I'm sure somebody has already thought of this, just want to know your opinion.

@M-Y-bit This is an issue tracker, not a support forum.

If you are having problems with the youtube-comment-scraper-cli, please refer to the information in that repository: https://github.com/philbot9/youtube-comment-scraper-cli

There is no further information or support available.

@andrscyv Thanks for your suggestion.

I considered a completely client side solution at one point (fetch and parse) but as you point out, CORS makes this impossible. YouTube does not include any CORS headers in their response so we can't fetch the data client-side.

A browser extension might work, but that's not a path I'd like to go down. I would like to support most browsers and maintaining several extensions would be cumbersome as browser platforms change.

hi while i am trying local cli
i am facing this
can i know why this occur
API response does not contain a "content_html" field

@Yakabuff Thanks, there are issues with retrieving the video info and the scraper stopped working.
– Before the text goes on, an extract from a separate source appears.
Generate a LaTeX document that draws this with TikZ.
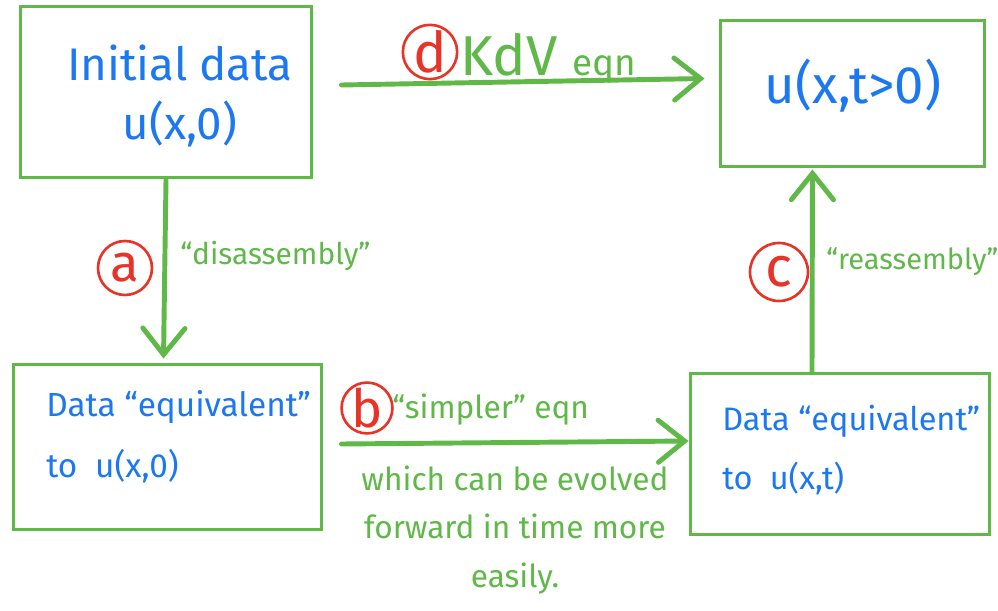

I have taken the site down so I don't get flooded with error reports from users

While I work on a solution you can use https://github.com/philbot9/youtube-comment-scraper-cli locally.

while using this i am encountered "API response does not contain a "content_html" field"
plzz let me know why it happnes and the solution thankyou for your script

previously youtube comment scraper-cli worked correctly. unfortunately, it gives an error now.
that error was "API response does not contain a "content_html". @philbot9 can you help me to solve that error.

@PiyumithaNirman

previously youtube comment scraper-cli worked correctly. unfortunately, it gives an error now.
that error was "API response does not contain a "content_html". @philbot9 can you help me to solve that error.

If you have an issue with that other program, then you should check its issues list for your problem. I think this is the one you should subscribe to:

philbot9/youtube-comment-scraper-cli#47

pke commented

Getting 404s only. Has the YT download API URL changed?